> TASK TO COMPLETE
Transcribe the whole listing without a single picture.

____________________

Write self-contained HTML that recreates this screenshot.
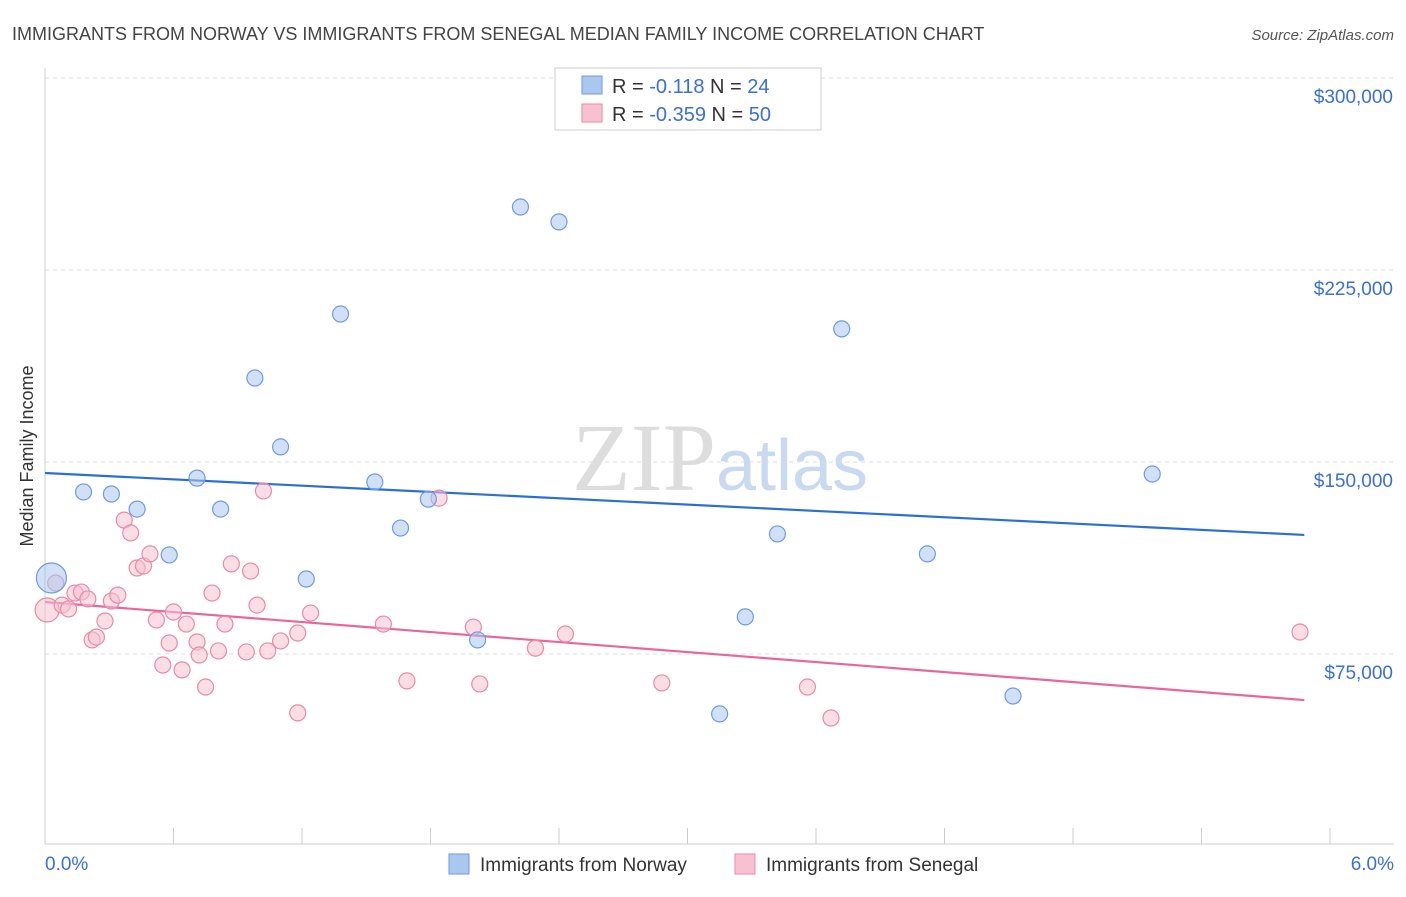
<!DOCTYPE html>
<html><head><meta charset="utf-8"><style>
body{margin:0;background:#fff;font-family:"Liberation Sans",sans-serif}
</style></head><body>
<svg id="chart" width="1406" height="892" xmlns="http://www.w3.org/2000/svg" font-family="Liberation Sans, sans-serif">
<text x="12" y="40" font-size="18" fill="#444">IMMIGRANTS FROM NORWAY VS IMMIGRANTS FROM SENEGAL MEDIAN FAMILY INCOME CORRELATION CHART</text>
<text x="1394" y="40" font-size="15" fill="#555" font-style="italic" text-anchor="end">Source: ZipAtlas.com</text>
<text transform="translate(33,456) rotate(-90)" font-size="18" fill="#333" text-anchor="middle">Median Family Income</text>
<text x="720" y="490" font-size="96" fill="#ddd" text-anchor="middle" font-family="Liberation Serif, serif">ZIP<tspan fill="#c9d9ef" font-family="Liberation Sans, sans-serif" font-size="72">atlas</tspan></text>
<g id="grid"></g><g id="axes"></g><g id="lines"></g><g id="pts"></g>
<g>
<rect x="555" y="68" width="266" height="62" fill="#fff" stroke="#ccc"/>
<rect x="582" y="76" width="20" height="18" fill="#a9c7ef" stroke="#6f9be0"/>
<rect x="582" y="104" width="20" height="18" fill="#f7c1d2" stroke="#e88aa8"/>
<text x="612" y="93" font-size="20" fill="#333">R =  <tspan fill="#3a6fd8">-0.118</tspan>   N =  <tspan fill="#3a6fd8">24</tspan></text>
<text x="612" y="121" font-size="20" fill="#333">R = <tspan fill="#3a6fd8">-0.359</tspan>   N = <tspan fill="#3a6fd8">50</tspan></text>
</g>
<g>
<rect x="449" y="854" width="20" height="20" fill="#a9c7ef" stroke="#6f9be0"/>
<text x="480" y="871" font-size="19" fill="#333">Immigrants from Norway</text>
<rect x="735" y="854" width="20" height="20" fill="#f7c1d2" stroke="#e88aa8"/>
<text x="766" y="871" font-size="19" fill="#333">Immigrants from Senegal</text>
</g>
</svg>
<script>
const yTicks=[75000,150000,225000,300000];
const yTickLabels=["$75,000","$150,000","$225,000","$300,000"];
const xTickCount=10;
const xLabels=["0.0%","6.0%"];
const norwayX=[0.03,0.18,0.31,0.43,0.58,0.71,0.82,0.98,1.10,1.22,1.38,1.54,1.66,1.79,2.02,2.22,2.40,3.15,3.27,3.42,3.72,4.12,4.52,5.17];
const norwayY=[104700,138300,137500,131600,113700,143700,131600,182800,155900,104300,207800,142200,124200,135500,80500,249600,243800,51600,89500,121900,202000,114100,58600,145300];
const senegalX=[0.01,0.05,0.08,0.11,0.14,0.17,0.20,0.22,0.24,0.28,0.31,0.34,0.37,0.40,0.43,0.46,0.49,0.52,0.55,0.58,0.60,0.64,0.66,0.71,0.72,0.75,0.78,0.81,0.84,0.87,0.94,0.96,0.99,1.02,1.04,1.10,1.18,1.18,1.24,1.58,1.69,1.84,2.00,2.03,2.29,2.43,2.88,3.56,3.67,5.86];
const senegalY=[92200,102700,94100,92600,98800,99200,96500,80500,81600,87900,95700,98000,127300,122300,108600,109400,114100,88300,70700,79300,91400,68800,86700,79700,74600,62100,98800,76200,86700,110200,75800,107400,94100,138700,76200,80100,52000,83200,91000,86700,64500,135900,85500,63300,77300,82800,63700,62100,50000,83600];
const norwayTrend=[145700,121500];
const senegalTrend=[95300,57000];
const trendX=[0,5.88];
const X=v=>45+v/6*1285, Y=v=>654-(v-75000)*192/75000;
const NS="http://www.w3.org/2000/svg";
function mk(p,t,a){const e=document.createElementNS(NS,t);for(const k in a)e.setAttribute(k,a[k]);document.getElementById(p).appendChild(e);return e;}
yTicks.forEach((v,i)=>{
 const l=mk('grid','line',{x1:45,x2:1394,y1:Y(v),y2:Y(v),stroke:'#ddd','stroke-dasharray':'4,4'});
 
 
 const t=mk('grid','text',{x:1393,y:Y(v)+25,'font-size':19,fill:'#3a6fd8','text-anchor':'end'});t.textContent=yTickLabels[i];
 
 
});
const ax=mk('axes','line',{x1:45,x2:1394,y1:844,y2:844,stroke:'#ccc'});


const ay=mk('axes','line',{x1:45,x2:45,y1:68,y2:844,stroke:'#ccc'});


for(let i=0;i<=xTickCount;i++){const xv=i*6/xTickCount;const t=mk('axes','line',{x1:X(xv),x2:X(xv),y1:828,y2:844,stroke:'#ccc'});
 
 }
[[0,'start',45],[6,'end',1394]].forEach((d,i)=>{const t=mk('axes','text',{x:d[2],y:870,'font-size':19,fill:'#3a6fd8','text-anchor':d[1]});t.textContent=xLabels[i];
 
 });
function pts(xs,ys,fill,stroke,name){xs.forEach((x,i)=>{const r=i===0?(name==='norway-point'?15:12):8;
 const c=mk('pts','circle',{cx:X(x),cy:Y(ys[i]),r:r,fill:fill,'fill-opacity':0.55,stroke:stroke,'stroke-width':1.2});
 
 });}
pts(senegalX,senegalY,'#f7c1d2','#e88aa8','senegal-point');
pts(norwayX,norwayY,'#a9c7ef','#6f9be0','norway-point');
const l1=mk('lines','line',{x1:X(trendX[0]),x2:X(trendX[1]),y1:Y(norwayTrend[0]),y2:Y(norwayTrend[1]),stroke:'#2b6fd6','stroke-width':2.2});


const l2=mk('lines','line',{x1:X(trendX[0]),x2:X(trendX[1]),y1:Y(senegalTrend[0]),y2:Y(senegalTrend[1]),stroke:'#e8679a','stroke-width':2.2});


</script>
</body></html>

____________________

> RESULT OF THIS EXERCISE
Write self-contained HTML that recreates this screenshot.
<!DOCTYPE html>
<html><head><meta charset="utf-8"><style>
body{margin:0;background:#fff;font-family:"Liberation Sans",sans-serif}
</style></head><body>
<svg id="chart" width="1406" height="892" xmlns="http://www.w3.org/2000/svg" font-family="Liberation Sans, sans-serif">
<text x="12" y="40" font-size="18" fill="#444">IMMIGRANTS FROM NORWAY VS IMMIGRANTS FROM SENEGAL MEDIAN FAMILY INCOME CORRELATION CHART</text>
<text x="1394" y="40" font-size="15" fill="#555" font-style="italic" text-anchor="end">Source: ZipAtlas.com</text>
<text transform="translate(33,456) rotate(-90)" font-size="18" fill="#333" text-anchor="middle">Median Family Income</text>
<text x="720" y="490" font-size="96" fill="#ddd" text-anchor="middle" font-family="Liberation Serif, serif">ZIP<tspan fill="#c9d9ef" font-family="Liberation Sans, sans-serif" font-size="72">atlas</tspan></text>
<g id="grid"></g><g id="axes"></g><g id="lines"></g><g id="pts"></g>
<g>
<rect x="555" y="68" width="266" height="62" fill="#fff" stroke="#ccc"/>
<rect x="582" y="76" width="20" height="18" fill="#a9c7ef" stroke="#6f9be0"/>
<rect x="582" y="104" width="20" height="18" fill="#f7c1d2" stroke="#e88aa8"/>
<text x="612" y="93" font-size="20" fill="#333">R =  <tspan fill="#3a6fd8">-0.118</tspan>   N =  <tspan fill="#3a6fd8">24</tspan></text>
<text x="612" y="121" font-size="20" fill="#333">R = <tspan fill="#3a6fd8">-0.359</tspan>   N = <tspan fill="#3a6fd8">50</tspan></text>
</g>
<g>
<rect x="449" y="854" width="20" height="20" fill="#a9c7ef" stroke="#6f9be0"/>
<text x="480" y="871" font-size="19" fill="#333">Immigrants from Norway</text>
<rect x="735" y="854" width="20" height="20" fill="#f7c1d2" stroke="#e88aa8"/>
<text x="766" y="871" font-size="19" fill="#333">Immigrants from Senegal</text>
</g>
</svg>
<script>
const yTicks=[75000,150000,225000,300000];
const yTickLabels=["$75,000","$150,000","$225,000","$300,000"];
const xTickCount=10;
const xLabels=["0.0%","6.0%"];
const norwayX=[0.03,0.18,0.31,0.43,0.58,0.71,0.82,0.98,1.10,1.22,1.38,1.54,1.66,1.79,2.02,2.22,2.40,3.15,3.27,3.42,3.72,4.12,4.52,5.17];
const norwayY=[104700,138300,137500,131600,113700,143700,131600,182800,155900,104300,207800,142200,124200,135500,80500,249600,243800,51600,89500,121900,202000,114100,58600,145300];
const senegalX=[0.01,0.05,0.08,0.11,0.14,0.17,0.20,0.22,0.24,0.28,0.31,0.34,0.37,0.40,0.43,0.46,0.49,0.52,0.55,0.58,0.60,0.64,0.66,0.71,0.72,0.75,0.78,0.81,0.84,0.87,0.94,0.96,0.99,1.02,1.04,1.10,1.18,1.18,1.24,1.58,1.69,1.84,2.00,2.03,2.29,2.43,2.88,3.56,3.67,5.86];
const senegalY=[92200,102700,94100,92600,98800,99200,96500,80500,81600,87900,95700,98000,127300,122300,108600,109400,114100,88300,70700,79300,91400,68800,86700,79700,74600,62100,98800,76200,86700,110200,75800,107400,94100,138700,76200,80100,52000,83200,91000,86700,64500,135900,85500,63300,77300,82800,63700,62100,50000,83600];
const norwayTrend=[145700,121500];
const senegalTrend=[95300,57000];
const trendX=[0,5.88];
const X=v=>45+v/6*1285, Y=v=>654-(v-75000)*192/75000;
const NS="http://www.w3.org/2000/svg";
function mk(p,t,a){const e=document.createElementNS(NS,t);for(const k in a)e.setAttribute(k,a[k]);document.getElementById(p).appendChild(e);return e;}
yTicks.forEach((v,i)=>{
 const l=mk('grid','line',{x1:45,x2:1394,y1:Y(v),y2:Y(v),stroke:'#ddd','stroke-dasharray':'4,4'});
 
 
 const t=mk('grid','text',{x:1393,y:Y(v)+25,'font-size':19,fill:'#3a6fd8','text-anchor':'end'});t.textContent=yTickLabels[i];
 
 
});
const ax=mk('axes','line',{x1:45,x2:1394,y1:844,y2:844,stroke:'#ccc'});


const ay=mk('axes','line',{x1:45,x2:45,y1:68,y2:844,stroke:'#ccc'});


for(let i=0;i<=xTickCount;i++){const xv=i*6/xTickCount;const t=mk('axes','line',{x1:X(xv),x2:X(xv),y1:828,y2:844,stroke:'#ccc'});
 
 }
[[0,'start',45],[6,'end',1394]].forEach((d,i)=>{const t=mk('axes','text',{x:d[2],y:870,'font-size':19,fill:'#3a6fd8','text-anchor':d[1]});t.textContent=xLabels[i];
 
 });
function pts(xs,ys,fill,stroke,name){xs.forEach((x,i)=>{const r=i===0?(name==='norway-point'?15:12):8;
 const c=mk('pts','circle',{cx:X(x),cy:Y(ys[i]),r:r,fill:fill,'fill-opacity':0.55,stroke:stroke,'stroke-width':1.2});
 
 });}
pts(senegalX,senegalY,'#f7c1d2','#e88aa8','senegal-point');
pts(norwayX,norwayY,'#a9c7ef','#6f9be0','norway-point');
const l1=mk('lines','line',{x1:X(trendX[0]),x2:X(trendX[1]),y1:Y(norwayTrend[0]),y2:Y(norwayTrend[1]),stroke:'#2b6fd6','stroke-width':2.2});


const l2=mk('lines','line',{x1:X(trendX[0]),x2:X(trendX[1]),y1:Y(senegalTrend[0]),y2:Y(senegalTrend[1]),stroke:'#e8679a','stroke-width':2.2});


</script>
</body></html>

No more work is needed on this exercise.